3. In the memorable words of Teddy Roosevelt, "Nobody cares how much you know until they know how much you care." There is no substitute for genuinely caring about the community and those in your charge. 

— Captain Toni Roach oversees the Pasco County Sheriff's Office Behavioral Health Intervention Team.

4. One thing that effective leaders can do to grow trust is to instantiate a habit of expressing gratitude into their daily leadership practice. Team members want to know that their contributions toward the mission are valuable, recognized and appreciated. 

— Major Charles “Chip” Huth has 29 years of law enforcement experience and currently serves as the Commander of the Kansas City (Missouri) Police Department’s Traffic Division.

5. The leader should never be satisfied with today, rather keep moving forward no matter how slight. The future depends on forward motion! 

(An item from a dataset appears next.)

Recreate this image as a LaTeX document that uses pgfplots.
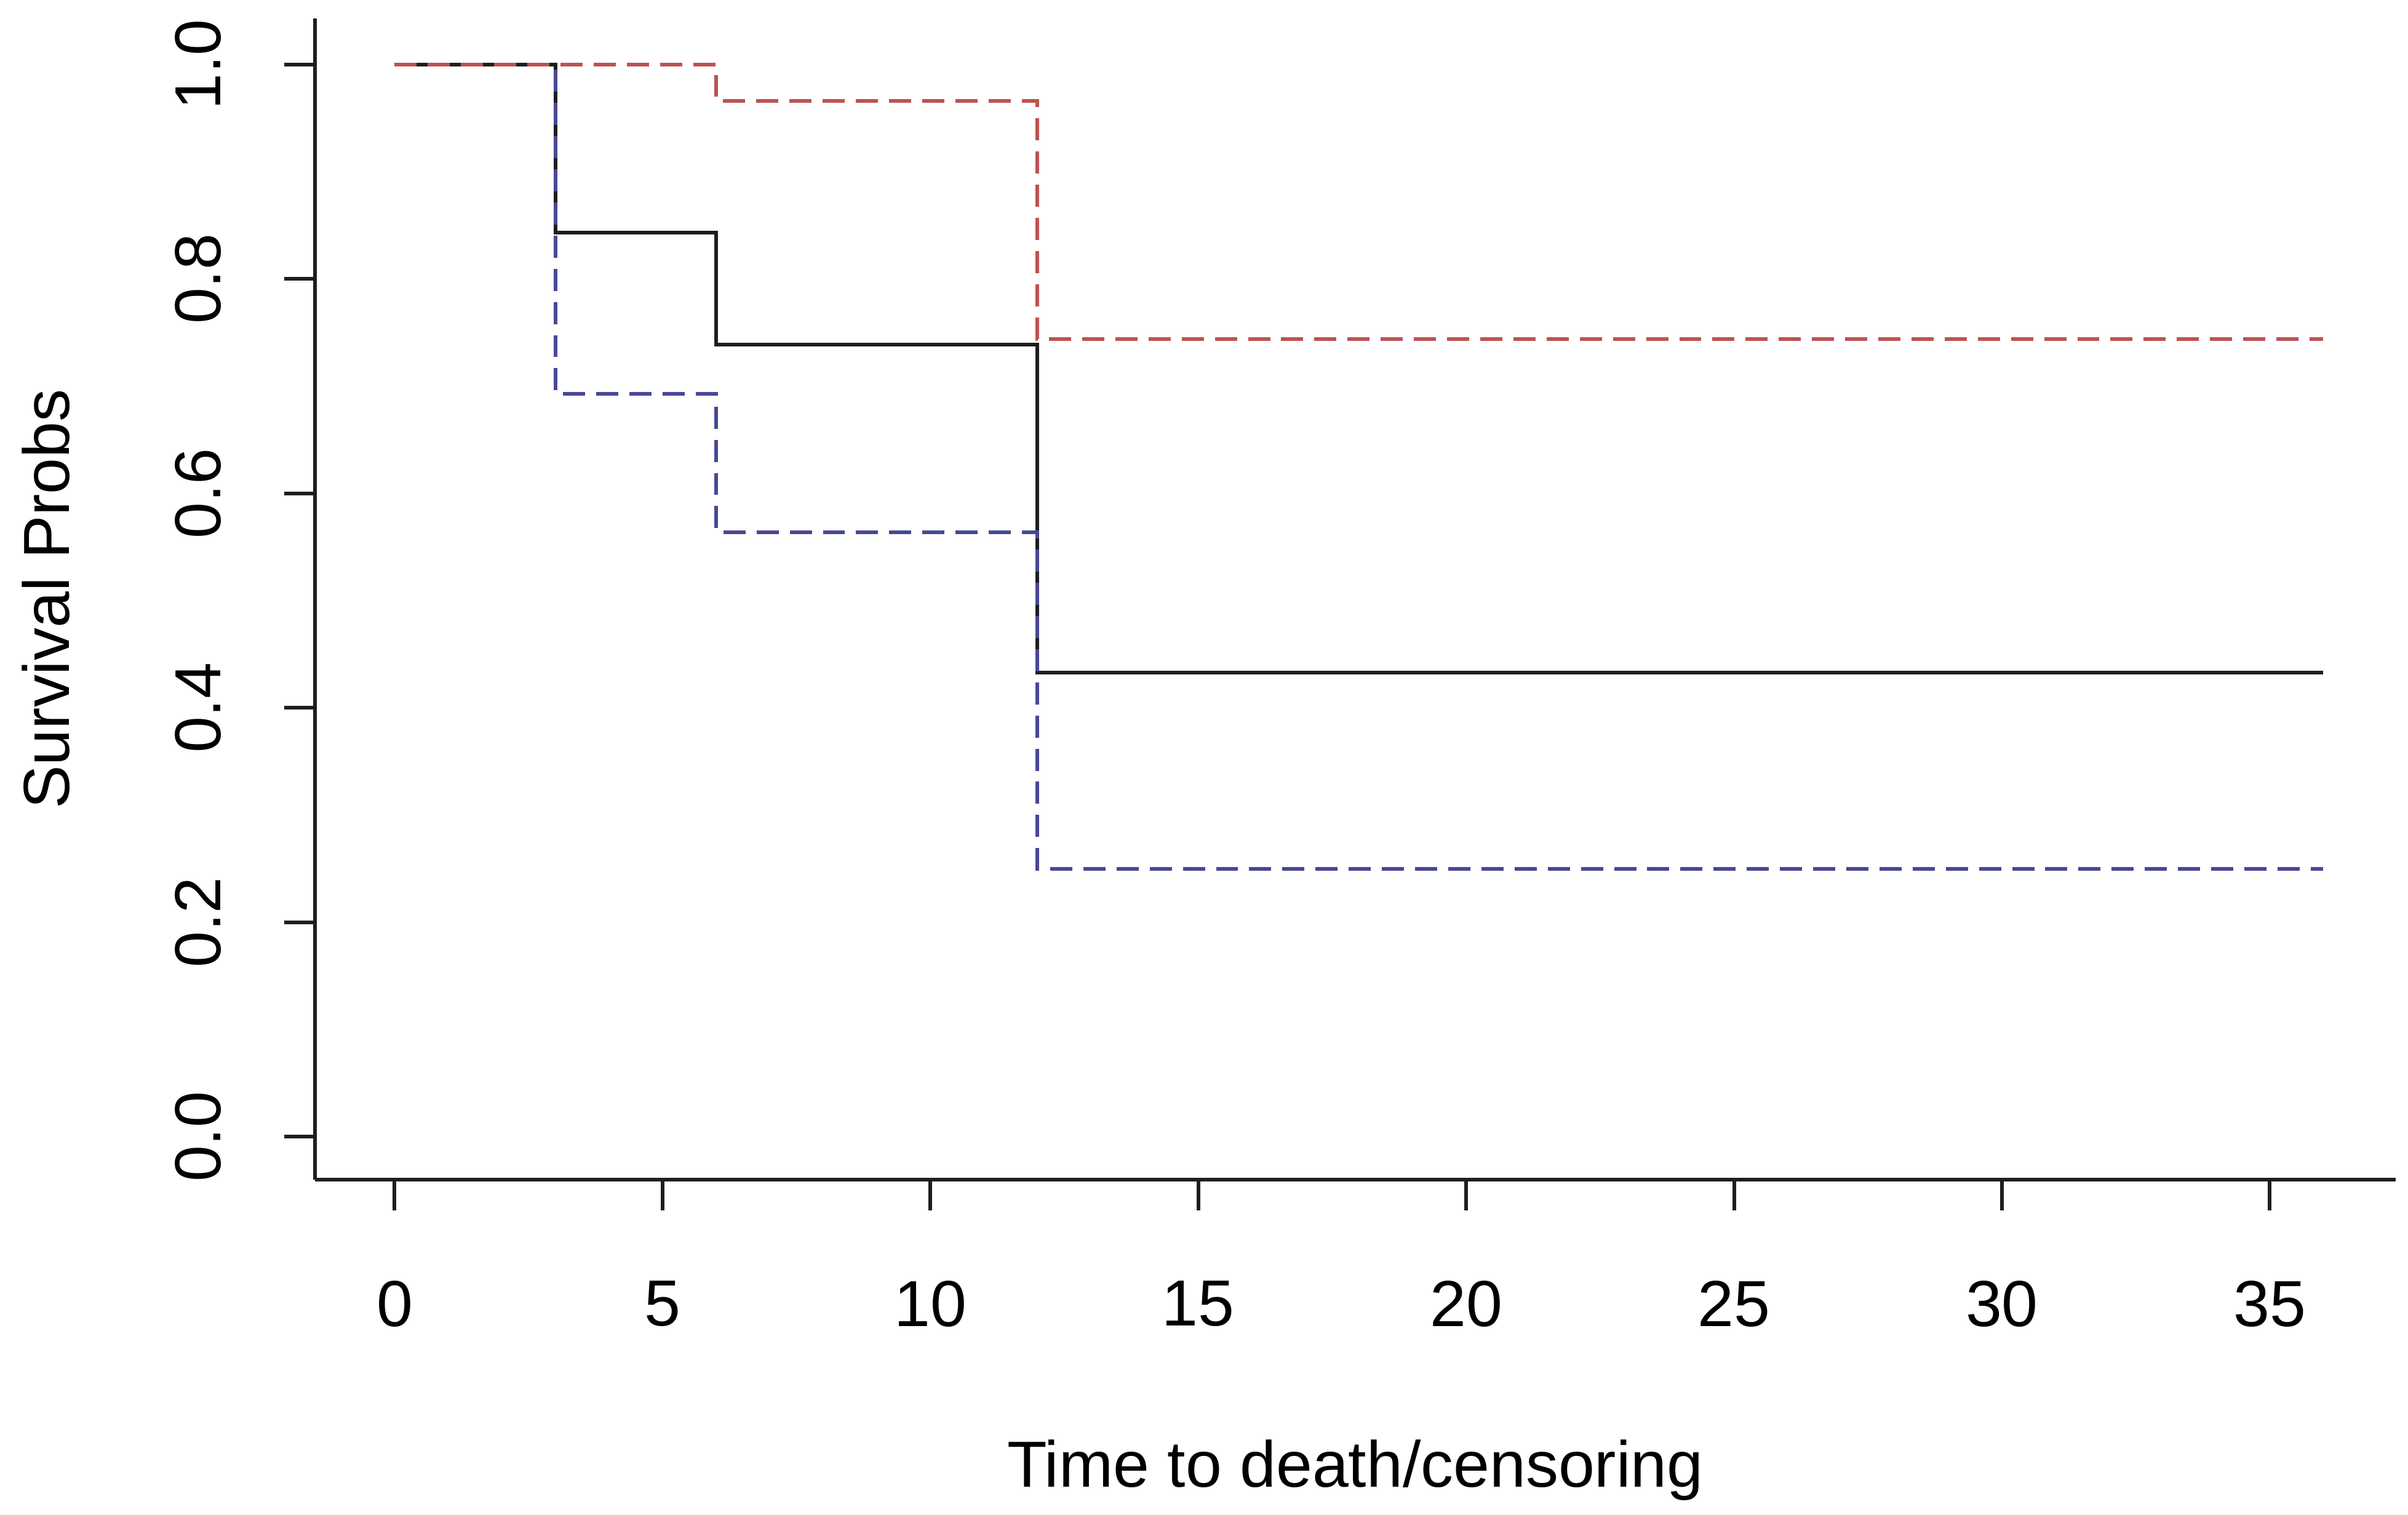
\documentclass[border=0pt]{standalone}
\usepackage{fontspec}
\setmainfont{Liberation Sans}
\usepackage{pgfplots}
\pgfplotsset{compat=1.18}
\definecolor{kmred}{RGB}{190,82,82}
\definecolor{kmblue}{RGB}{72,72,150}
\definecolor{kmblack}{RGB}{30,30,30}
\begin{document}
\begin{tikzpicture}[font=\fontsize{10.6pt}{12.7pt}\selectfont]
\begin{axis}[name=ax,
  scale only axis, width=338.75pt, height=189pt,
  xmin=-1.49, xmax=37.35, ymin=-0.04, ymax=1.043,
  axis x line=bottom, axis y line=left,
  axis line style={-, kmblack, line width=0.6pt},
  tick align=outside, major tick length=5pt,
  tick style={kmblack, line width=0.6pt},
  xtick={0,5,10,15,20,25,30,35},
  ytick={0,0.2,0.4,0.6,0.8,1},
  /pgf/number format/assume math mode=true,
  yticklabel style={/pgf/number format/fixed, /pgf/number format/fixed zerofill, /pgf/number format/precision=1, rotate=90, anchor=south, inner sep=0pt},
  xticklabel style={anchor=north, inner sep=0pt},
  xticklabel shift=11.25pt,
  yticklabel shift=10pt,
  xlabel={Time to death/censoring},
  ylabel={Survival Probs},
  every axis x label/.style={at={(axis description cs:0.5,-0.2646)}, anchor=base, inner sep=0pt},
  every axis y label/.style={at={(axis description cs:-0.1181,0.5)}, rotate=90, anchor=base, inner sep=0pt},
  clip=false,
]
\addplot[const plot, kmblack, line width=0.6pt] coordinates {(0,1) (3,0.843) (6,0.739) (12,0.433) (36,0.433)};
\addplot[const plot, kmblue, line width=0.6pt, dash pattern=on 3.6pt off 1.8pt] coordinates {(0,1) (3,0.693) (6,0.564) (12,0.250) (36,0.250)};
\addplot[const plot, kmred, line width=0.6pt, dash pattern=on 3.6pt off 1.8pt] coordinates {(0,1) (6,0.966) (12,0.744) (36,0.744)};
\end{axis}
\pgfresetboundingbox
\path ([shift={(-51.25pt,-54.5pt)}]ax.south west) rectangle ([shift={(2pt,3pt)}]ax.north east);
\end{tikzpicture}
\end{document}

— Lieutenant Detective Patrick Glynn is a 35-year veteran of the Quincy Police Department. He is Commander of the special investigations and narcotics units and director of the Quincy Naloxone Program.

6. Always remember, our communities are watching us, and will hold us accountable not only for what we say and do but also for what we fail to say and do. We must always speak truth to power regardless of the pressures from all sides of the police and criminal justice reform debate. At the end of the day, we all must strive for integrity, justice and fairness within our profession, the criminal justice system and throughout society. 

—  Art Acevedo is Chief of Police for the Houston Police Department and currently the President of the Major Cities Chiefs Association.

7. Successful leaders use influence to guide direction or actions. They share their vision and influence others to follow in their footsteps. 

—  Michael N. Becar is the Executive Director, CEO of the International Association of Directors of Law Enforcement Standards and Training (IADLEST).

8. Excellence at every opportunity: Policing in 2021 requires all of us to take advantage of each and every opportunity to be at our best; our best as leaders and servants to the people we police and the people we protect. 

—  Chris Hsiung is the Police Chief of the Mountain View (California) Police Department and serves on IACP’s Police Professional Standards, Ethics, and Image committee.

9. Try to show the human side of your officers when you can. The public often forgets that police departments are made of human beings with diverse stories, backgrounds and personalities. It’s on us to show them.   

—  Yael Bar-tur is a social media consultant who previously served as the director of social media and digital strategy for the New York City Police Department.

10. The longer you are off the street the easier it is to forget the uncertainty, speed and imperfection of police decision-making. To lead police requires you to be police – competent, authentic and present. 

— Lewis “Von” Kliem, MCJ, JD, LL.M., has worked as a civilian police officer, attorney, educator and author. He is an Attorney II for Lexipol and editor of Force Science News.